If it can’t happen at night he needs to relieve you AS SOON as he gets home from work until his bedtime.
@chenml60 We EFF’d for the same reasons. A bottle to sleep was a miracle. We struggled with the same things you did, OP, and what worked for us was putting LO on the 0-6 month feeding and eating schedule in Moms On Call, which advises a bottle before sleep. It’s just our n=1, but LO slept through the night by night 2 on that schedule. We started around 9 weeks.
@rollo22 My mom bottle feeds her, and sometimes she lays down with her and feeds her that way. She does end up falling to sleep.
There's also supposed to be this new formula that helps baby sleep longer. I saw it on my ads; it's called ByHeart and there is a research study that showed they slept 23 minutes longer than babies on other formula.
@rollo22 Our routine throughout the day is: wake, eat, play, sleep. But the last few weeks I have been topping him off with half of a bottle before bed. I thought maybe it was working at first, but a week later and it’s back to waking up.
@live4christ2016 Our routine throughout the day is: wake, eat, play, sleep. And I do a smaller bottle right before bed. He’s sleepy at night, but still wakes often and needs to be rocked back to sleep.
@chenml60 I breastfed and don’t know much about formula, so forgive my ignorance, but is it possible he’s waking up hungry? My main guess is reflux. But yeah my dude slept way better during the day at first, then awoke as you described at night after a 4-hour block of sleep. We slept inclined out of necessity, which is obviously not recommended but definitely take a look at cosleepy if you haven’t!
@chenml60 Maybe the formula he is on is still bothering him? Would you consider getting donated breastmilk? Try looking on Facebook for the group Human Milk 4 Human Babies.
Other than that do you have any family who would maybe “stand guard” while he’s sleeping on you so you’re not so worried and can sleep more? It’s not ideal but maybe a couple nights of rest could help you find some clarity in the situation.
@chenml60 Our baby was like this until 3/4 months. I feel you. Unless she was in our arms, she woke up every 20-40 mins.
What helped us was a trip to the osteopath (she had a lot of tension in her abdomen and was curving to one side, it seemed to cause her pain laying on her back. We had two appointments and did all her exercises, and she started sleeping 90 minute stretches).

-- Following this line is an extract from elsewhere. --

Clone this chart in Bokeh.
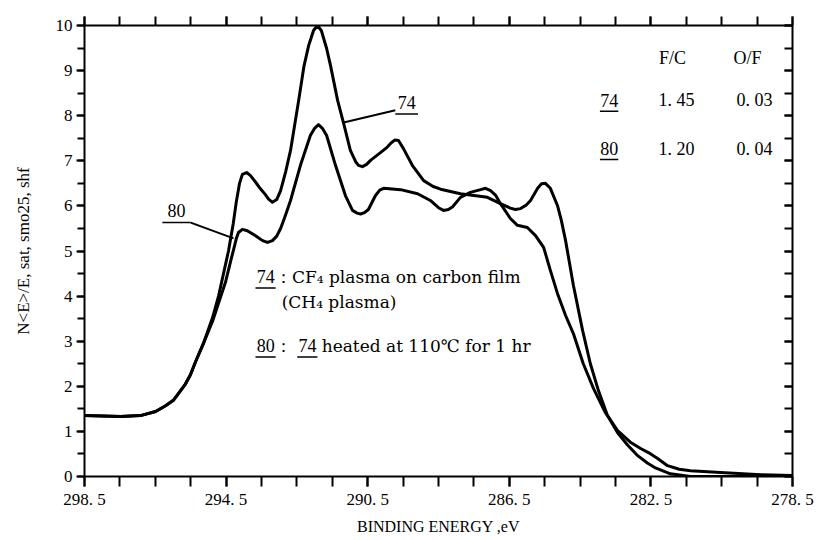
from bokeh.plotting import figure
from bokeh.models import Range1d, FixedTicker, LinearAxis, Label
from bokeh.embed import file_html
from bokeh.resources import INLINE

# ---- data (binding energy in eV, intensity) ----
energy_74 = [298.5, 297.48, 296.92, 296.49, 296.21, 295.99, 295.79, 295.65, 295.51, 295.36,
             295.14, 294.88, 294.71, 294.43, 294.3, 294.21, 294.12, 294.04, 293.92, 293.81,
             293.67, 293.53, 293.39, 293.3, 293.19, 293.07, 292.96, 292.82, 292.68, 292.45,
             292.3, 292.17, 292.03, 291.92, 291.81, 291.66, 291.55, 291.35, 291.18, 290.99,
             290.84, 290.76, 290.65, 290.53, 290.42, 290.14, 289.98, 289.86, 289.74, 289.63,
             289.49, 289.24, 288.92, 288.65, 288.44, 287.88, 287.12, 286.75, 286.47, 286.33,
             286.18, 286.02, 285.9, 285.7, 285.59, 285.48, 285.34, 285.14, 285.03, 284.91,
             284.69, 284.43, 284.21, 283.98, 283.73, 283.44, 283.16, 282.9, 282.6, 282.37,
             281.95, 281.38, 280.53, 279.4, 278.5]
intensity_74 = [1.35, 1.33, 1.35, 1.44, 1.57, 1.69, 1.9, 2.05, 2.25, 2.55,
                2.95, 3.53, 4.01, 5.01, 5.6, 6.1, 6.5, 6.7, 6.74, 6.67,
                6.53, 6.38, 6.25, 6.15, 6.08, 6.14, 6.34, 6.75, 7.23, 8.34,
                9.1, 9.55, 9.89, 10.0, 9.89, 9.49, 9.11, 8.34, 7.83, 7.23,
                6.98, 6.9, 6.87, 6.92, 7.01, 7.18, 7.28, 7.38, 7.46, 7.45,
                7.27, 6.9, 6.56, 6.43, 6.37, 6.27, 6.19, 6.05, 5.95, 5.92,
                5.94, 6.02, 6.12, 6.39, 6.49, 6.5, 6.39, 6.01, 5.68, 5.23,
                4.24, 3.24, 2.5, 1.9, 1.36, 0.97, 0.7, 0.48, 0.3, 0.19,
                0.06, 0.0, 0.0, 0.0, 0.0]

energy_80 = [298.5, 297.48, 296.92, 296.49, 296.21, 295.99, 295.79, 295.65, 295.51, 295.36,
             295.14, 294.88, 294.71, 294.52, 294.38, 294.26, 294.21, 294.15, 294.04, 293.9,
             293.67, 293.47, 293.33, 293.19, 293.07, 292.96, 292.82, 292.68, 292.4, 292.12,
             292.0, 291.89, 291.78, 291.66, 291.41, 291.13, 290.93, 290.8, 290.7, 290.59,
             290.48, 290.28, 290.16, 290.05, 289.57, 289.09, 288.73, 288.5, 288.36, 288.22,
             288.1, 287.88, 287.6, 287.31, 287.17, 287.03, 286.89, 286.75, 286.47, 286.27,
             285.99, 285.76, 285.53, 285.34, 285.14, 284.91, 284.69, 284.41, 284.12, 283.79,
             283.44, 283.08, 282.79, 282.57, 282.31, 282.03, 281.7, 281.38, 280.53, 279.4,
             278.5]
intensity_80 = [1.35, 1.33, 1.35, 1.44, 1.57, 1.69, 1.9, 2.05, 2.25, 2.55,
                2.95, 3.45, 3.85, 4.3, 4.75, 5.12, 5.28, 5.41, 5.48, 5.45,
                5.34, 5.23, 5.19, 5.23, 5.33, 5.5, 5.8, 6.12, 6.9, 7.56,
                7.72, 7.8, 7.72, 7.56, 6.9, 6.23, 5.9, 5.84, 5.82, 5.85,
                5.92, 6.23, 6.35, 6.39, 6.36, 6.27, 6.12, 5.96, 5.9, 5.92,
                5.98, 6.19, 6.3, 6.36, 6.39, 6.34, 6.24, 6.05, 5.72, 5.57,
                5.52, 5.34, 5.08, 4.57, 4.06, 3.57, 3.17, 2.5, 1.95, 1.42,
                1.02, 0.76, 0.62, 0.53, 0.4, 0.24, 0.16, 0.13, 0.09, 0.04,
                0.02]

x_ticks = [298.5, 294.5, 290.5, 286.5, 282.5, 278.5]
x_tick_labels = ["298. 5", "294. 5", "290. 5", "286. 5", "282. 5", "278. 5"]
x_minor = [298.5 - i for i in range(21)]
y_ticks = list(range(0, 11))
y_minor = [i * 0.5 for i in range(21)]

table_header = ["F/C", "O/F"]
table_rows = ["74", "80"]
table_fc = ["1. 45", "1. 20"]
table_of = ["0. 03", "0. 04"]

SERIF = "Liberation Serif"
TXT = "DejaVu Serif"

p = figure(width=818, height=540, output_backend="svg", toolbar_location=None,
           x_range=Range1d(298.5, 278.5), y_range=Range1d(0, 10),
           min_border_left=84, min_border_right=26, min_border_top=25, min_border_bottom=64,
           background_fill_color="white", border_fill_color="white")
p.outline_line_color = None
p.xgrid.visible = False
p.ygrid.visible = False

p.line(energy_74, intensity_74, line_color="black", line_width=3, line_join="round")
p.line(energy_80, intensity_80, line_color="black", line_width=3, line_join="round")

xa = p.xaxis[0]
xa.ticker = FixedTicker(ticks=x_ticks, minor_ticks=x_minor)
xa.major_label_overrides = {t: l for t, l in zip(x_ticks, x_tick_labels)}
xa.axis_label = "BINDING ENERGY ,eV"
ya = p.yaxis[0]
ya.ticker = FixedTicker(ticks=y_ticks, minor_ticks=y_minor)
ya.axis_label = "N<E>/E, sat, smo25, shf"

for ax in (xa, ya):
    ax.axis_line_width = 2
    ax.axis_line_color = "black"
    ax.major_tick_line_width = 2
    ax.minor_tick_line_width = 2
    ax.major_tick_in = 0
    ax.minor_tick_in = 0
    ax.major_label_text_font = SERIF
    ax.major_label_text_font_size = "17px"
    ax.major_label_text_color = "black"
    ax.axis_label_text_font = SERIF
    ax.axis_label_text_font_style = "normal"
    ax.axis_label_text_color = "black"
xa.axis_label_text_font_size = "16px"
ya.axis_label_text_font_size = "17px"
xa.major_tick_out = 10
xa.minor_tick_out = 10
xa.major_label_standoff = 3
xa.axis_label_standoff = 6
ya.major_tick_out = 8
ya.minor_tick_out = 7
ya.major_label_standoff = 4
ya.axis_label_standoff = 20

top = LinearAxis(ticker=FixedTicker(ticks=x_ticks, minor_ticks=x_minor),
                 major_label_text_font_size="0px", major_label_text_alpha=0)
top.major_tick_in = 0; top.minor_tick_in = 0
top.major_tick_out = 9; top.minor_tick_out = 9
right = LinearAxis(ticker=FixedTicker(ticks=y_ticks, minor_ticks=y_minor),
                   major_label_text_font_size="0px", major_label_text_alpha=0)
right.major_tick_in = 8; right.minor_tick_in = 8
right.major_tick_out = 0; right.minor_tick_out = 0
for ax in (top, right):
    ax.axis_line_width = 2
    ax.major_tick_line_width = 2
    ax.minor_tick_line_width = 2
p.add_layout(top, "above")
p.add_layout(right, "right")

def lab(x, y, text, font=SERIF, size="18px", align="center"):
    p.add_layout(Label(x=x, y=y, text=text, text_font=font, text_font_size=size,
                       text_align=align, text_baseline="middle", text_color="black"))

def uline(x0, x1, y):
    p.segment(x0=[x0], y0=[y], x1=[x1], y1=[y], line_color="black", line_width=1.5)

# curve labels with leader lines
lab(289.4, 8.3, "74")
uline(289.72, 289.08, 8.04)
p.segment(x0=[291.18], y0=[7.85], x1=[289.72], y1=[8.12], line_color="black", line_width=2)

lab(295.9, 5.9, "80")
uline(296.3, 295.5, 5.63)
p.segment(x0=[295.5], y0=[5.63], x1=[294.29], y1=[5.28], line_color="black", line_width=2)

# legend text
LS = "17px"
lab(293.38, 4.43, "74")
uline(293.67, 293.1, 4.18)
lab(293.12, 4.43, "\uff1aCF\u2084 plasma on carbon film", font=TXT, size=LS, align="left")
lab(292.93, 3.88, "(CH\u2084 plasma)", font=TXT, size=LS, align="left")
lab(293.38, 2.9, "80")
uline(293.67, 293.1, 2.65)
lab(293.12, 2.9, "\uff1a", font=TXT, size=LS, align="left")
lab(292.2, 2.9, "74")
uline(292.49, 291.92, 2.65)
lab(291.8, 2.9, "heated at 110\u2103 for 1 hr", font=TXT, size=LS, align="left")

# table
for hx, h in zip([281.89, 279.77], table_header):
    lab(hx, 9.27, h)
row_y = [8.34, 7.27]
for ry, rname, fc, of in zip(row_y, table_rows, table_fc, table_of):
    lab(283.68, ry, rname)
    uline(283.94, 283.42, ry - 0.24)
    lab(281.78, ry, fc)
    lab(279.57, ry, of)

open("out.html", "w").write(file_html(p, INLINE))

The only other thing that worked was cosleeping with my arms underneath and around her on the bed, almost like cradling her to the side of my body while we’re both laying down. It was horrifically uncomfortable and gave me weird back pain for a while, but she would sleep 2-3 hour stretches like that and it saved our asses.

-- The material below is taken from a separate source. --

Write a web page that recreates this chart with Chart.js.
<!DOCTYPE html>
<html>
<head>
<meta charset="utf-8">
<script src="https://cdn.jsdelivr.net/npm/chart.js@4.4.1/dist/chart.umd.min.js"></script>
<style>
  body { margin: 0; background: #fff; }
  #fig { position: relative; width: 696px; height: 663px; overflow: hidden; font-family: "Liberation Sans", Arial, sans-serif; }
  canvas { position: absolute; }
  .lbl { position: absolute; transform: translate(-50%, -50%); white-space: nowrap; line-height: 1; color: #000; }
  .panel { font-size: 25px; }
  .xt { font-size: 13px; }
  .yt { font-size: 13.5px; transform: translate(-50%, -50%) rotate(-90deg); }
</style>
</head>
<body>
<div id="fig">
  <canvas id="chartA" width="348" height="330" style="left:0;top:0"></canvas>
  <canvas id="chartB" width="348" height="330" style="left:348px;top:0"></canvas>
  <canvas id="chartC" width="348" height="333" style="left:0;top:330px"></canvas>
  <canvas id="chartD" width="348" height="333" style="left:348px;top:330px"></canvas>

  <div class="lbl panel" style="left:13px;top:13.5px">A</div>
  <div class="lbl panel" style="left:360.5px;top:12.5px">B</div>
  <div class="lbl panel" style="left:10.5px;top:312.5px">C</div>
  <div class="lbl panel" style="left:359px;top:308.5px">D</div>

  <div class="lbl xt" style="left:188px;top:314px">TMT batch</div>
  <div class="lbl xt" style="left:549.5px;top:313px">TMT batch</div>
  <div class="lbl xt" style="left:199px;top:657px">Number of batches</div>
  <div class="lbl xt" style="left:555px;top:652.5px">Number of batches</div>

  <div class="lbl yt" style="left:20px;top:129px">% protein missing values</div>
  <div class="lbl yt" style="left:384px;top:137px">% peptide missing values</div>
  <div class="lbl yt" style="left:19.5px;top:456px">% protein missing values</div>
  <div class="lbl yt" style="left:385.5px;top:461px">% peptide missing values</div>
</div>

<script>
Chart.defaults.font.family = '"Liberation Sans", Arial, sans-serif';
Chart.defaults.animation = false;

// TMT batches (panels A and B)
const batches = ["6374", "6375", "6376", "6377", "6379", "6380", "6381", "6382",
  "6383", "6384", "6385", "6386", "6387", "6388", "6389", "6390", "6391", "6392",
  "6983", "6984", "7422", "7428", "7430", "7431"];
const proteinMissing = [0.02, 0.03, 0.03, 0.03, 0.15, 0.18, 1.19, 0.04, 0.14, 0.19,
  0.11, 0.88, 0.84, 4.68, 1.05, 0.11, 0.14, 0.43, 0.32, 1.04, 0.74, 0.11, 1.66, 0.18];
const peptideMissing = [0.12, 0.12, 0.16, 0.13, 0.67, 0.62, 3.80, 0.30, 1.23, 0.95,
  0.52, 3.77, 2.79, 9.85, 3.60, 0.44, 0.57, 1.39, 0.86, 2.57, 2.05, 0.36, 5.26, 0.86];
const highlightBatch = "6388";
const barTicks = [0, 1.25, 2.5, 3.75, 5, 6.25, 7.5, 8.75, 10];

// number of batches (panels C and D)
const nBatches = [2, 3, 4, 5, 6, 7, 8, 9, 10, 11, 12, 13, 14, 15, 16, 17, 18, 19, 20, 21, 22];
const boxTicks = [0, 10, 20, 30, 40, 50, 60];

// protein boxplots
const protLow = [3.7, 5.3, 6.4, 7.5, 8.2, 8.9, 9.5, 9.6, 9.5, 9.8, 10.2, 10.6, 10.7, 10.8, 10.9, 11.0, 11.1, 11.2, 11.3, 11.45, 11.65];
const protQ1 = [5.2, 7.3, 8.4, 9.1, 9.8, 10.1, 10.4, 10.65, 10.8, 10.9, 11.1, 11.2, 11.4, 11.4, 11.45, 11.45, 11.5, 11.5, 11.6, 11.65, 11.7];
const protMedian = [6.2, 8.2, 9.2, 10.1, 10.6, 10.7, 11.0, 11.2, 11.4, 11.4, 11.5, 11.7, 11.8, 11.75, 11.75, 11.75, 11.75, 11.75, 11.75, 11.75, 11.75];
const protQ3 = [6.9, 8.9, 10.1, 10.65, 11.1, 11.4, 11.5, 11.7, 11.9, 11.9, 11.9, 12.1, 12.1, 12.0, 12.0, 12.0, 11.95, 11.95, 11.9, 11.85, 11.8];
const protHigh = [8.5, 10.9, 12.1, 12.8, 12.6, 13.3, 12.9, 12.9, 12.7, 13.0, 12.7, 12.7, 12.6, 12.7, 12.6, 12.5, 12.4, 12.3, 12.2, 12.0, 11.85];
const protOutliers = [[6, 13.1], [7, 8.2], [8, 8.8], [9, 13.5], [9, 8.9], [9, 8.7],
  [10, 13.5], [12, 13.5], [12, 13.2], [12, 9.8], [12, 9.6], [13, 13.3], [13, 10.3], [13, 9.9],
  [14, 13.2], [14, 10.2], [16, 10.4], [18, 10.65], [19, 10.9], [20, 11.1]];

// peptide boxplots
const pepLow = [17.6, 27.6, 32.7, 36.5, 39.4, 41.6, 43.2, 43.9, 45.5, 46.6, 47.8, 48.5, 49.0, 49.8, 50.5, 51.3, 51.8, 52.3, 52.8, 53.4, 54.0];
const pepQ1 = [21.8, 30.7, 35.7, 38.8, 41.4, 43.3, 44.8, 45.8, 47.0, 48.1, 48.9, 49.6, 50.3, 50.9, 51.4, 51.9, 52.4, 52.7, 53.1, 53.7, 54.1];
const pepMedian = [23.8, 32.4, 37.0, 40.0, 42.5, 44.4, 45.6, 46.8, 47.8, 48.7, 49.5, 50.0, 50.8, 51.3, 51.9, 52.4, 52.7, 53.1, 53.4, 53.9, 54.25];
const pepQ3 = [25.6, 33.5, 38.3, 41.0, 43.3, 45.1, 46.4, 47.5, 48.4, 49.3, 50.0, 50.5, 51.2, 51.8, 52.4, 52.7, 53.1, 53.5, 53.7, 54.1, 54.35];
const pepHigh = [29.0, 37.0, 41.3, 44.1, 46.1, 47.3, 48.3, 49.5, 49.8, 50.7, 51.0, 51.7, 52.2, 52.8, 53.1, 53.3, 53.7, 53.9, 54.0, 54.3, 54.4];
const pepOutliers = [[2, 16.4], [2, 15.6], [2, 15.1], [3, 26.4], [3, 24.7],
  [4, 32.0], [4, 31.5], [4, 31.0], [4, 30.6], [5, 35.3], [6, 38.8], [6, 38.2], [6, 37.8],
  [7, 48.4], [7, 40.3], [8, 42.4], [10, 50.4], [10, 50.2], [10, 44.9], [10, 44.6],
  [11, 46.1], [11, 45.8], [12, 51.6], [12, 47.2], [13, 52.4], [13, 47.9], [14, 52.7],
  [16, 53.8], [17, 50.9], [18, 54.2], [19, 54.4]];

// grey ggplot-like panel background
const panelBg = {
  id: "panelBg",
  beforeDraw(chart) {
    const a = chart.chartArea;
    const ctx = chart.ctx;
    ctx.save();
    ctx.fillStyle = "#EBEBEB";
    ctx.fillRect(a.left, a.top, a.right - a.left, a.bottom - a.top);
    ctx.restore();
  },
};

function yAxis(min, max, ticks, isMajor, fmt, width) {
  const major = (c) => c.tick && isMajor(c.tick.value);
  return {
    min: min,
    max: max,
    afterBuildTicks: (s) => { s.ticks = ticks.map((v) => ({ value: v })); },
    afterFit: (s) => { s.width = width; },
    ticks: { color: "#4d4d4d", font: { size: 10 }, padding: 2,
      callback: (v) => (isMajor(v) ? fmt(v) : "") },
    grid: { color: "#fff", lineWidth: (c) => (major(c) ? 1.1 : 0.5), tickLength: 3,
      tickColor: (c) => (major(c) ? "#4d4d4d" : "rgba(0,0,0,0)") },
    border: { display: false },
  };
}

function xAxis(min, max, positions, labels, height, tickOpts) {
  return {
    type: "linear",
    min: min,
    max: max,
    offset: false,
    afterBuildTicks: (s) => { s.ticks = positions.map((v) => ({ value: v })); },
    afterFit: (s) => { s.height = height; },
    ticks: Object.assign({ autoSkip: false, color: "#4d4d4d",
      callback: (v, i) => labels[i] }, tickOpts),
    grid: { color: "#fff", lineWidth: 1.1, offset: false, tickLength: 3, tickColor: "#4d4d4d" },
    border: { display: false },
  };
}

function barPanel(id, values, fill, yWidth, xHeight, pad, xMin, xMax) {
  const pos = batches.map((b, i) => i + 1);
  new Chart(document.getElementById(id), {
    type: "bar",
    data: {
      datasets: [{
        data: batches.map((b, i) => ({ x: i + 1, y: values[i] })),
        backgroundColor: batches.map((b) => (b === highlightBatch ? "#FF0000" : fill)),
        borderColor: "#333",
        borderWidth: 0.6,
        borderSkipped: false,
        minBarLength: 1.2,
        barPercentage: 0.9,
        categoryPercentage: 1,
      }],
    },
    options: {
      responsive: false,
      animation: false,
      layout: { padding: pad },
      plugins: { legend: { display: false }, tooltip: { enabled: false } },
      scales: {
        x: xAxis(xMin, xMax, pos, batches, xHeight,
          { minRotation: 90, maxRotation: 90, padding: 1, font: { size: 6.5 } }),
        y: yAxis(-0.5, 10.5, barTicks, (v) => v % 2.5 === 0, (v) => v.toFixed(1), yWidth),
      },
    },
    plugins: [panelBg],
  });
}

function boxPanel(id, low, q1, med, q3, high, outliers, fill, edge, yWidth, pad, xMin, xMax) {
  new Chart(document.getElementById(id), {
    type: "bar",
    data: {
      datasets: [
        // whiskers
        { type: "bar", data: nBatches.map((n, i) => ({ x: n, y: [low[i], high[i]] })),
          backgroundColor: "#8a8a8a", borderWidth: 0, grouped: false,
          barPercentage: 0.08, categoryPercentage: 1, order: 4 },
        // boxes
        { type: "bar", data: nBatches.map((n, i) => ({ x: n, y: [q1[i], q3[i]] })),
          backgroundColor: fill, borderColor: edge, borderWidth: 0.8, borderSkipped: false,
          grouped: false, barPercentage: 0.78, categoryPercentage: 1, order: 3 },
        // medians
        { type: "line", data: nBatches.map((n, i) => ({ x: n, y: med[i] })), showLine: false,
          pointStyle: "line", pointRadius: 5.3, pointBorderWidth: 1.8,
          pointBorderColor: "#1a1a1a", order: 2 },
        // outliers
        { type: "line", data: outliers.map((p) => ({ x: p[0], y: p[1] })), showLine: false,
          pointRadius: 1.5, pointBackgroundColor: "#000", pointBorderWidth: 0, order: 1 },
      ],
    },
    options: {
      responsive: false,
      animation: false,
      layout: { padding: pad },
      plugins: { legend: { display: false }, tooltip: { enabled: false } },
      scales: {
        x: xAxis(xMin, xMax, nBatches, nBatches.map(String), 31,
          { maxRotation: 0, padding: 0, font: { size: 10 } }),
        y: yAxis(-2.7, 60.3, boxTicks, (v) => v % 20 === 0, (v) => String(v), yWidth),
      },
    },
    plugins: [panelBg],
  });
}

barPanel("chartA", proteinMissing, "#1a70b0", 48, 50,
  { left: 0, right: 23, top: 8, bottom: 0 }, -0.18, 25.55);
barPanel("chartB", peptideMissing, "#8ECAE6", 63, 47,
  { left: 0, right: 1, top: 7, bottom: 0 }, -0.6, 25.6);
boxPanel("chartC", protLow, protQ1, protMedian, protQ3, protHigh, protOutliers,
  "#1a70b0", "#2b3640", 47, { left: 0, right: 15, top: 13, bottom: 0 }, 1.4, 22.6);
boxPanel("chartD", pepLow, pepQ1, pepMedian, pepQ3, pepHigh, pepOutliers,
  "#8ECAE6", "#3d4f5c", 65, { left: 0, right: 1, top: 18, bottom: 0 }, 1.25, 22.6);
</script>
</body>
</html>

@chenml60 You’ve been offered so many great suggestions here that the only thing I would add is to throw away the sleep data tracking. I was there a few months ago and all the tracking and obsessing made me feel worse. Like there was a puzzle I couldn’t figure out! As soon as I started reading more about what REAL infant sleep is like and accepted that this is how my baby would sleep, a huge weight lifted off my shoulders. I just accepted it! Yes, I was still tired but there was no longer shame in not being able to get my baby to sleep the way others do. I accepted my nights would suck for a while and just went with the flow. Hang in there!!!
@chenml60 I’m 13 months in, I pretty much got used to a few hours of sleep. It didn’t start until later on. I think I struggled up until 6-8 months. I was a shell of a person. I was not ok. But I pushed through. I don’t think this helps but I know this will pass and you will be okay again. Just keep LO safe. If it’s bad and your frustrated dont be afraid to let LO cry for a bit. Safety first. I co slept but my LO was in doka in our king size bed with my hand always either holding hers or my face close to her face so I knew she was breathing. It’s the PPA, I think you doc is right to offer medicine. The calmer you are the better your LO will be. They feel us, for a while you and your LO is still one. Your LO can feel everything you feel. I understand this now. It took me a while to get to somewhat back. Now at 13 months we are doing so much better. Still crazy but so much better. It gets better, it will, you will sleep again. Just hang in there. It’s all worth it.
@chenml60 Chest sleeping can be done with moderate safety. It’s most important that you aren’t so sleep deprived because that brings more risk to you and baby.